The svd is approximated by randomization as described in Halko-Tropp 2011 as implemented in the annembed crate.
Small datasets are given in the Data subdirectory (with 7z compression) to run tests.
Larger datasets can be downloaded from the SNAP data collections https://snap.stanford.edu/data
Les miserables http://konect.cc/networks/moreno_lesmis
les miserables co occurence of characters in Victor Hugo's novel 'Les Misérables'.
CA-GrQc.txt https://snap.stanford.edu/data/ca-GrQc.html
p2p-Gnutella08.txt.gz https://snap.stanford.edu/data/p2p-Gnutella08.html
wiki-vote https://snap.stanford.edu/data/wiki-Vote.html 7115 nodes 103689 edges
Cora : http://konect.cc/networks/subelj_cora citation network 23166 nodes 91500 edges
These graphs were used in results see below.
Beware of the possible need to convert from Windows to Linux End Of Line, see the dos2unix utility.
Possibly some data can need to be converted from Tsv format to Csv, before being read by the program.
Embedding and link prediction evaluation for the above data sets are given in file resultats.md
For the embedding using the randomized svd, increasing the embedding dimension is interesting as far as the corresponding eigenvalues continue to decrease significantly.
The munmuntwittersocial graph shows that treating a directed graph as an undirected graph give significantly different results in terms of link prediction AUC.
The crate provides two features, required by the annembed dependency, to specify which version of lapack you want to use.
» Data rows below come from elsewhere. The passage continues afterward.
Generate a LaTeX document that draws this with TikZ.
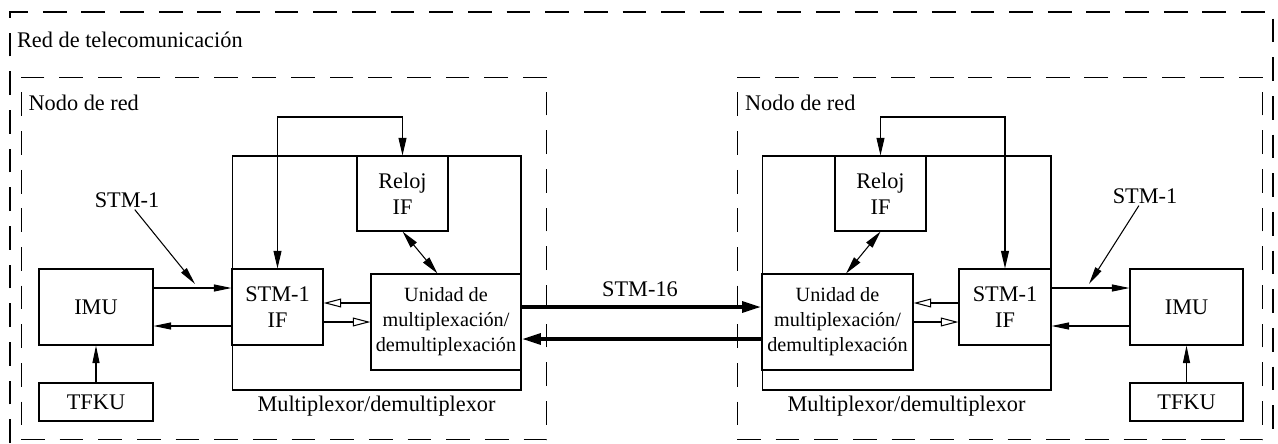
\documentclass[tikz,border=0pt]{standalone}
\usepackage{fontspec}
\setmainfont{Liberation Serif}
\usetikzlibrary{positioning}
\usetikzlibrary{arrows.meta}
\tikzset{
    boxn/.style = {rectangle, draw=black, line width=0.6pt, align=center, inner sep=0pt, font=\fontsize{12.7}{15}\selectfont},
    boxu/.style = {boxn, font=\fontsize{11.5}{14.2}\selectfont},
    txt/.style = {inner sep=1pt, font=\fontsize{12.7}{15}\selectfont},
    dframe/.style = {draw=black, line width=0.6pt, dash pattern=on 13.5pt off 8.5pt, inner sep=0pt},
    edgen/.style = {-{Triangle[length=10pt,width=4pt]}, line width=0.6pt},
    edged/.style = {{Triangle[length=10pt,width=4.5pt]}-{Triangle[length=10pt,width=4.5pt]}, line width=0.6pt},
    edgeo/.style = {-{Triangle[open,length=10pt,width=5pt]}, line width=0.6pt}, % mux <-> IF
    edget/.style = {-{Triangle[length=11pt,width=6pt]}, line width=2.3pt}, % STM-16
}

\begin{document}
\begin{tikzpicture}[x=0.02cm, y=-0.02cm]
\useasboundingbox (0,0) rectangle (1278,443);
% frames
\draw[dframe] (10,443) -- (10,12) -- (1273,12) -- (1273,443);
\node[txt, anchor=west] (red) at (15,40) {Red de telecomunicación};
\node[dframe, minimum width=10.52cm, minimum height=7.26cm] at (284,258.5) (nodoL) {};
\node[dframe, minimum width=10.52cm, minimum height=7.26cm] at (1000,258.5) (nodoR) {};
\node[txt, anchor=west] (nodoLt) at (26.5,103) {Nodo de red};
\node[txt, anchor=west] (nodoRt) at (743,103) {Nodo de red};
%
% left network node
\node[boxn, minimum width=5.78cm, minimum height=4.68cm, label={[txt, label distance=2pt]below:Multiplexor/demultiplexor}] at (376.5,273) (muxL) {};
\node[boxn, minimum width=2.28cm, minimum height=1.52cm] at (96,307) (imuL) {IMU};
\node[boxn, minimum width=2.28cm, minimum height=0.76cm] at (96,402) (tfkuL) {TFKU};
\node[boxn, minimum width=1.82cm, minimum height=1.52cm] at (277.5,307) (stmifL) {STM-1\\IF};
\node[boxn, minimum width=1.82cm, minimum height=1.5cm] at (402.5,193.5) (relojL) {Reloj\\IF};
\node[boxu, minimum width=3.0cm, minimum height=1.92cm] at (446,322) (unidadL) {Unidad de\\multiplexación/\\demultiplexación};
\node[txt] at (127,200) (stmL) {STM-1};
\coordinate (inL) at (195,284);
%
% right network node
\node[boxn, minimum width=5.78cm, minimum height=4.68cm, label={[txt, label distance=2pt]below:Multiplexor/demultiplexor}] at (906.5,273) (muxR) {};
\node[boxn, minimum width=2.26cm, minimum height=1.52cm] at (1186.5,307) (imuR) {IMU};
\node[boxn, minimum width=2.26cm, minimum height=0.76cm] at (1186.5,402) (tfkuR) {TFKU};
\node[boxn, minimum width=1.84cm, minimum height=1.52cm] at (1005,307) (stmifR) {STM-1\\IF};
\node[boxn, minimum width=1.82cm, minimum height=1.5cm] at (880.5,193.5) (relojR) {Reloj\\IF};
\node[boxu, minimum width=3.02cm, minimum height=1.92cm] at (837.5,322) (unidadR) {Unidad de\\multiplexación/\\demultiplexación};
\node[txt] at (1145,196) (stmR) {STM-1};
\coordinate (inR) at (1089,284);
\node[txt] at (640,289) (stm16) {STM-16};
%
\draw[edgen] (tfkuL.north) -- (imuL.south);
\draw[edgen] (imuL.east |- 0,288) -- (stmifL.west |- 0,288);
\draw[edgen] (stmifL.west |- 0,326) -- (imuL.east |- 0,326);
\draw[edgen] (stmL) -- (inL);
\draw[edged] (stmifL.north) |- (relojL.north |- 0,117) -- (relojL.north); % clock
\draw[edged] (relojL.south) -- (unidadL.100);
\draw[edgeo] (unidadL.west |- 0,303) -- (stmifL.east |- 0,303);
\draw[edgeo] (stmifL.east |- 0,322) -- (unidadL.west |- 0,322);
%
\draw[edget] (unidadL.east |- 0,307) -- (unidadR.west |- 0,307);
\draw[edget] (unidadR.west |- 0,339) -- (unidadL.east |- 0,339);
%
\draw[edgen] (tfkuR.north) -- (imuR.south);
\draw[edgen] (stmifR.east |- 0,288) -- (imuR.west |- 0,288);
\draw[edgen] (imuR.west |- 0,326) -- (stmifR.east |- 0,326);
\draw[edgen] (stmR) -- (inR);
\draw[edged] (relojR.north) |- (stmifR.north |- 0,117) -- (stmifR.north); % clock
\draw[edged] (relojR.south) -- (unidadR.80);
\draw[edgeo] (stmifR.west |- 0,303) -- (unidadR.east |- 0,303);
\draw[edgeo] (unidadR.east |- 0,322) -- (stmifR.west |- 0,322);
\end{tikzpicture}
\end{document}
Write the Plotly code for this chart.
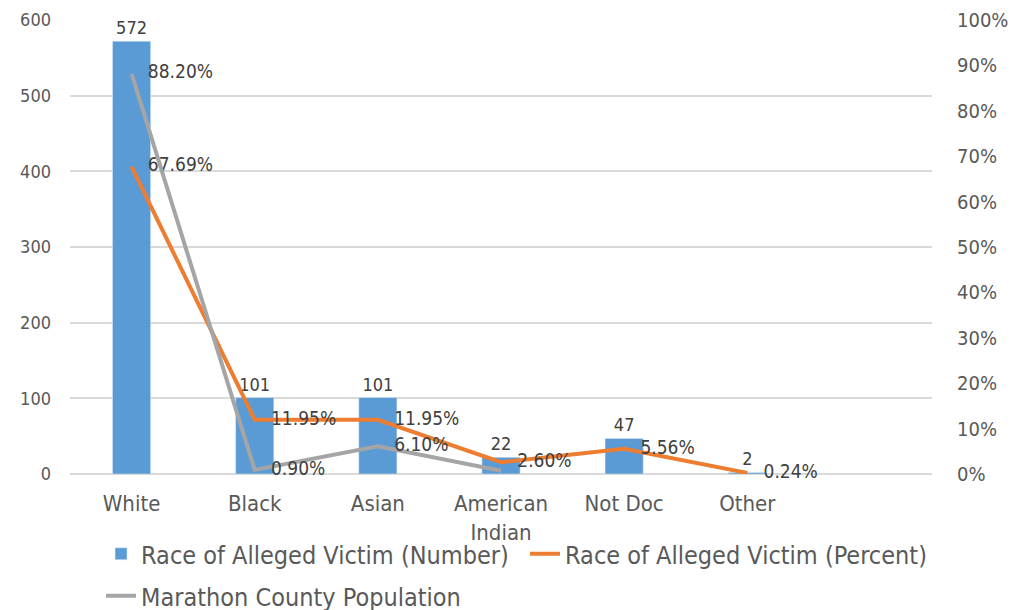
import plotly.graph_objects as go

categories = ["White", "Black", "Asian", "American<br>Indian", "Not Doc", "Other", " "]
victim_number = [572, 101, 101, 22, 47, 2, None]
victim_percent = [0.6769, 0.1195, 0.1195, 0.0260, 0.0556, 0.0024, None]
county_population = [0.8820, 0.0090, 0.0610, 0.0070, None, None, None]
county_labels = ["88.20%", "0.90%", "6.10%", "", "", "", ""]
left_ticks = [0, 100, 200, 300, 400, 500, 600]
right_ticks = [0, 0.1, 0.2, 0.3, 0.4, 0.5, 0.6, 0.7, 0.8, 0.9, 1.0]

FONT = "DejaVu Sans Condensed, Liberation Sans Narrow, sans-serif"
TXT = "#595959"
LBL = "#404040"
PAD = "   "

fig = go.Figure()
fig.add_trace(go.Bar(
    x=categories, y=victim_number, name="Race of Alleged Victim (Number)",
    marker=dict(color="#5B9BD5"), width=0.31,
    text=[str(v) if v is not None else "" for v in victim_number],
    textposition="outside", cliponaxis=False,
    textfont=dict(size=18, color=LBL, family=FONT),
    legend="legend",
))
fig.add_trace(go.Scatter(
    x=categories, y=victim_percent, name="Race of Alleged Victim (Percent)",
    yaxis="y2", mode="lines+text",
    line=dict(color="#ED7D31", width=4),
    text=[f"{PAD}{v*100:.2f}%" if v is not None else "" for v in victim_percent],
    textposition="middle right", cliponaxis=False,
    textfont=dict(size=19, color=LBL, family=FONT),
    legend="legend",
))
fig.add_trace(go.Scatter(
    x=categories, y=county_population, name="Marathon County Population",
    yaxis="y2", mode="lines+text",
    line=dict(color="#A5A5A5", width=4),
    text=[PAD + t if t else "" for t in county_labels],
    textposition="middle right", cliponaxis=False,
    textfont=dict(size=19, color=LBL, family=FONT),
    legend="legend2",
))

fig.update_layout(
    width=1023, height=610,
    margin=dict(l=62, r=99, t=12, b=144, autoexpand=False),
    plot_bgcolor="white", paper_bgcolor="white",
    font=dict(family=FONT, color=TXT, size=19),
    showlegend=True,
    legend=dict(orientation="h", x=0.036, y=1 - 546 / 610, xref="paper", yref="container",
                xanchor="left", yanchor="middle",
                font=dict(size=25, color=TXT), entrywidth=379, entrywidthmode="pixels",
                itemwidth=30, bgcolor="rgba(0,0,0,0)"),
    legend2=dict(orientation="h", x=0.036, y=1 - 588 / 610, xref="paper", yref="container",
                 xanchor="left", yanchor="middle",
                 font=dict(size=25, color=TXT), itemwidth=30, bgcolor="rgba(0,0,0,0)"),
    xaxis=dict(type="category", range=[-0.5, 6.5], showgrid=False, showline=False,
               ticks="", tickfont=dict(size=22, color=TXT), ticklabelstandoff=14,
               automargin=False),
    yaxis=dict(range=[0, 600], tickvals=left_ticks, showgrid=True, gridcolor="#D9D9D9",
               gridwidth=1.5, zeroline=True, zerolinecolor="#D9D9D9", zerolinewidth=1.5,
               tickfont=dict(size=18, color=TXT), ticks="", ticklabelstandoff=18,
               automargin=False),
    yaxis2=dict(range=[0, 1], overlaying="y", side="right", tickvals=right_ticks,
                tickformat=".0%", showgrid=False, zeroline=False,
                tickfont=dict(size=20, color=TXT), ticks="", ticklabelstandoff=24,
                automargin=False),
)

fig.write_html("out.html")
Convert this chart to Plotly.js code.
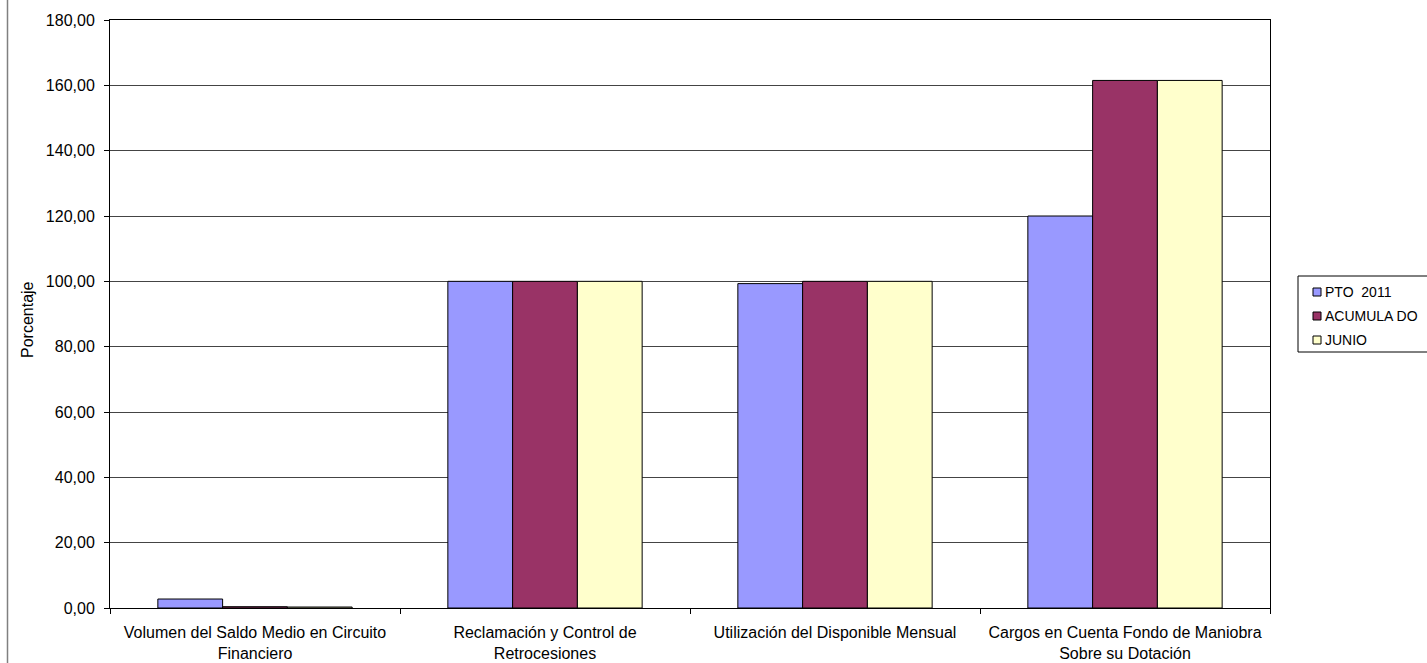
<!DOCTYPE html>
<html><head><meta charset="utf-8">
<script src="https://cdn.plot.ly/plotly-3.0.1.min.js"></script>
<style>html,body{margin:0;padding:0;background:#fff;}#chart{width:1427px;height:663px;}</style>
</head><body><div id="chart"></div>
<script>
var categories = [
  "Volumen del Saldo Medio en Circuito<br>Financiero",
  "Reclamación y Control de<br>Retrocesiones",
  "Utilización del Disponible Mensual",
  "Cargos en Cuenta Fondo de Maniobra<br>Sobre su Dotación"
];
var seriesNames = ["PTO  2011", "ACUMULA DO", "JUNIO"];
var pto2011 = [2.75, 100.0, 99.3, 120.0];
var acumulado = [0.4, 100.0, 100.0, 161.5];
var junio = [0.3, 100.0, 100.0, 161.5];
var colors = ["#9999FF", "#993366", "#FFFFCC"];
var values = [pto2011, acumulado, junio];

var W = 1427, H = 663, ML = 110, MR = 157, MT = 20, MB = 55;
var PW = W - ML - MR, PH = H - MT - MB;
function px(x){ return (x - ML) / PW; }
function py(y){ return (H - MB - y) / PH; }

var traces = values.map(function(v, i){
  return {type:"bar", x:categories, y:v, name:seriesNames[i], showlegend:false,
    marker:{color:colors[i], line:{color:"#000", width:1}}};
});
var font = {family:"Liberation Sans, Arial, sans-serif", color:"#000"};

var shapes = [
  {type:"line", xref:"paper", yref:"paper", x0:px(7.5), x1:px(7.5),
    y0:py(H+5), y1:py(-5), line:{color:"#808080", width:1.5}},
  {type:"rect", xref:"paper", yref:"paper", x0:px(1298), x1:px(1440),
    y0:py(352), y1:py(276), line:{color:"#000", width:1}, fillcolor:"rgba(0,0,0,0)"}
];
var annotations = [];
var rowY = [292, 316, 340];
seriesNames.forEach(function(n, i){
  shapes.push({type:"rect", xref:"paper", yref:"paper", x0:px(1313), x1:px(1321),
    y0:py(rowY[i]+4), y1:py(rowY[i]-4), line:{color:"#000", width:1}, fillcolor:colors[i]});
  annotations.push({xref:"paper", yref:"paper", x:px(1323), y:py(rowY[i]),
    xanchor:"left", yanchor:"middle", showarrow:false, text:n,
    font:{size:14, family:font.family, color:"#000"}});
});
annotations.push({xref:"paper", yref:"paper", x:px(27), y:py(320), textangle:-90,
  xanchor:"center", yanchor:"middle", showarrow:false, text:"Porcentaje",
  font:{size:16, family:font.family, color:"#000"}});

var layout = {
  width:W, height:H,
  margin:{l:ML, r:MR, t:MT, b:MB},
  paper_bgcolor:"#fff", plot_bgcolor:"#fff",
  font:font,
  separators:",.",
  barmode:"group", bargap:0.33, bargroupgap:0,
  showlegend:false,
  xaxis:{type:"category", tickson:"boundaries", ticks:"outside", ticklen:5,
    tickcolor:"#000", showline:true, linecolor:"#000", linewidth:1, mirror:true,
    showgrid:false, tickfont:{size:16}, ticklabelstandoff:10, automargin:false},
  yaxis:{range:[0,180], dtick:20, tick0:0, tickformat:".2f", ticks:"outside",
    ticklen:5, tickcolor:"#000", showline:true, linecolor:"#000", linewidth:1,
    mirror:true, showgrid:true, gridcolor:"#444", gridwidth:1, zeroline:false,
    tickfont:{size:16}, ticklabelstandoff:6, automargin:false},
  shapes:shapes,
  annotations:annotations
};
Plotly.newPlot("chart", traces, layout, {displayModeBar:false, staticPlot:true});
</script></body></html>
For example compilation is done by :
cargo build --release --features="openblas-static" to link statically with openblas.
The choice of one feature is mandatory to provide required linear algebra library.
The Hope embedding relying on matrices computations limits the size of the graph to some hundred thousands nodes.
It is intrinsically asymetric in nature. It nevertheless gives access to the spectrum of Adamic Adar representing the graph and
so to the required dimension to get a valid embedding in $R^{n}$.
The Sketching embedding is much faster for large graphs but embeds in a space consisting in sequences of node id equipped with the Jaccard distance.
The embed module takes embedding and possibly validation commands in one directive.
The general syntax is :
embed filedescription [validationcommand --validationarguments] embeddingcommand --embedding_arguments
It is detailed in docs of the embed module. Use cargo doc --no-deps as usual.
Use the environment variable RUSTLOG gives access to some information at various level (debug, info, error) via the log and envlogger crates.